All the objects in the novel are debris left behind after the cataclysm. If Joseph Cornell's artwork discussed in Schwenger's essay represent a personal narrative of debris, McCarthy's novel may represent a collective narrative of debris, since it works in a large scale, dealing with an apocalypse that has affected the entire world and is about to end it. On one level, the novel is about the father and son's relationship, but on another level, it is about the fate of the entire human race.
If the narrative of The Road is compared to Cornell's box frame, the long list of 'things' scattered throughout the novel functions like personal mementos frozen in Cornell's box. That is, the narrative in The Road is mainly composed of a collage of objects such as houses and objects inside. As Joseph Cornell's things are taken out of context from their past life and put together in an arbitrary frame to create a new meaning, the objects in The Road are presented in text in a similar way as if they are a collection of things of the past in a narrative frame called postapocalyptic America.
The characters survive on the debris of the past world such as "Crate upon crate of canned goods" (129) and "Coca Cola" (23, 139)-the symbol of American capitalism. We don't know what really happened, since we are only allowed to see the tip of an iceberg. The narrative is not anchored to reality but float in the murky water. Its "refusal to be fixed in a stable context" may be one of the reasons the narrative acquires a dreamy quality.
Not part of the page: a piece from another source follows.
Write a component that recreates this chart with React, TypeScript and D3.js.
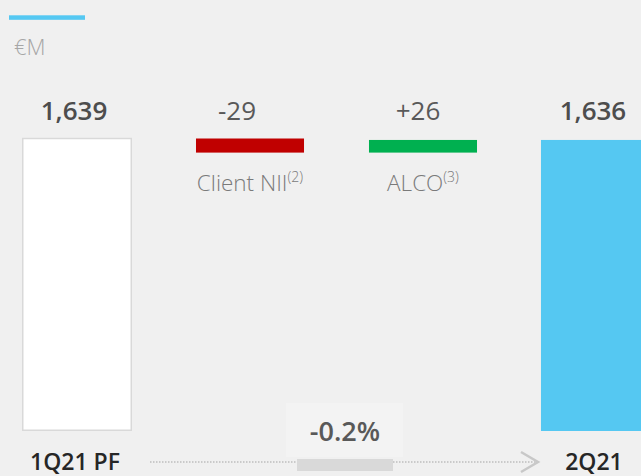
import React from "react";
import * as d3 from "d3";

const categories = ["1Q21 PF", "Client NII", "ALCO", "2Q21"];
const footnotes = ["", "(2)", "(3)", ""];
const values = [1639, -29, 26, 1636];
const kinds = ["total", "delta", "delta", "total"];
const valueLabels = ["1,639", "-29", "+26", "1,636"];
const changeLabel = "-0.2%";
const unitLabel = "€M";

const W = 641;
const H = 476;
const FONT = "'Open Sans', 'Noto Sans', sans-serif";

export default function App() {
  // waterfall steps
  let running = 0;
  const steps = values.map((v, i) => {
    if (kinds[i] === "total") {
      running = v;
      return { start: 0, end: v };
    }
    const s = running;
    running = running + v;
    return { start: s, end: running };
  });

  const x = d3.scaleBand<string>().domain(categories).range([22, 651]).paddingInner(0.364).paddingOuter(0);
  const base = 431;
  // broken axis: tops of bars are drawn on a magnified scale
  const yz = d3.scaleLinear().domain([1610, 1639]).range([152.6, 138.5]);

  const bw = x.bandwidth();

  return (
    <svg
      width={W}
      height={H}
      style={{ position: "fixed", left: 0, top: 0, background: "#f0f0f0", display: "block" }}
      fontFamily={FONT}
    >
      <rect x={0} y={0} width={W} height={H} fill="#f0f0f0" />
      {/* title accent line */}
      <rect x={9} y={15.3} width={76} height={4.5} fill="#55c8f2" />
      <text x={14} y={55} fontSize={22} fill="#a6a6a6" fontWeight={300}>
        {unitLabel}
      </text>

      {categories.map((c, i) => {
        const bx = x(c)!;
        const cx = bx + bw / 2;
        const st = steps[i];
        if (kinds[i] === "total") {
          const top = yz(st.end);
          const isFirst = i === 0;
          return (
            <g key={c}>
              <rect
                x={isFirst ? bx + 0.75 : bx}
                y={top}
                width={isFirst ? bw - 1.5 : bw}
                height={base - top - (isFirst ? 0.75 : 0)}
                fill={isFirst ? "#ffffff" : "#55c8f2"}
                stroke={isFirst ? "#d9d9d9" : "none"}
                strokeWidth={1.5}
              />
              <text x={cx - 3} y={120} textAnchor="middle" fontSize={26} fontWeight={600} fill="#4d4d4d">
                {valueLabels[i]}
              </text>
              <text x={cx - 2} y={470} textAnchor="middle" fontSize={23} fontWeight={600} fill="#262626">
                {c}
              </text>
            </g>
          );
        }
        const y1 = yz(Math.max(st.start, st.end));
        const y2 = yz(Math.min(st.start, st.end));
        const color = values[i] < 0 ? "#c00000" : "#00b050";
        return (
          <g key={c}>
            <rect x={bx + 1} y={y1} width={bw - 2} height={y2 - y1} fill={color} />
            <text x={cx - (values[i] < 0 ? 13 : 5)} y={120} textAnchor="middle" fontSize={26} fontWeight={400} fill="#595959">
              {valueLabels[i]}
            </text>
            <text x={cx} y={y2 + 38} textAnchor="middle" fontSize={22.5} fontWeight={300} fill="#7a7a7a">
              {c}
              <tspan fontSize={14} dy={-9}>
                {footnotes[i]}
              </tspan>
            </text>
          </g>
        );
      })}

      {/* change indicator */}
      <rect x={286} y={403} width={117} height={54} fill="#f3f3f3" />
      <line x1={150} x2={536} y1={462} y2={462} stroke="#bdbdbd" strokeWidth={1.5} strokeDasharray="1.5 1.5" />
      <rect x={297} y={459} width={96} height={12} fill="#d9d9d9" />
      <polyline points="521,452 538,462 521,472" fill="none" stroke="#c8c8c8" strokeWidth={2.5} />
      <text x={345} y={441} textAnchor="middle" fontSize={27} fontWeight={600} fill="#595959">
        {changeLabel}
      </text>
    </svg>
  );
}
The world the narrator used to live in doesn't exist anymore. It only exists in his memory and dream. As the novel progresses, his struggle with hunger wears him out and he drifts into his dreamy world more frequently. He doesn't have any future and seems resigned to his fate, waiting for the "Last day of earth" (250). He has already ceased to exist as a social being: "He hadn't kept calendar for years" (4) and "The days sloughed past uncounted and uncalendared" (273), and the environmental condition after the earthquake creates a more theatrical atmosphere for the postapocalyptic world: "Nights dark beyond darkness and the days more gray each one than what had gone before. Like the onset of some glaucoma dimming away the world" (3). Later in the novel, the narrator starts living in his past, in his dream, as there is not a clear line between dream and reality anymore: "Old dreams encroached upon the waking world" (280). In the end he himself ends up one of "Ten thousand dreams ensepulchred within their crozzed hearts" (273).
Bal, Mieke. "Telling Objects: A Narrative Perspective on Collecting." The Cultures of Collecting. Eds. John Elsner and Roger Cardinal. London: Reaktion Books, 1994: 97-115.
Ellis, Jay. No Place for Home: Spatial Constraint and Character Flight in the Novels of Cormac McCarthy. New York: Routledge, 2006.
McCarthy, Cormac. The Road. New York: Vintage Books, 2006.
Schwenger, Peter. "Dream Narratives of Debris." The Tears of Things: Melancholy and Physical Objects. Minneapolis: University of Minnesota Press, 2006: 143-56
Stewart, Susan. "On Description and the Book." On Longing: Narratives of the Miniature, the Gigantic, the Souvenir, the Collection. Durham: Duke University Press, 1993: 3-36.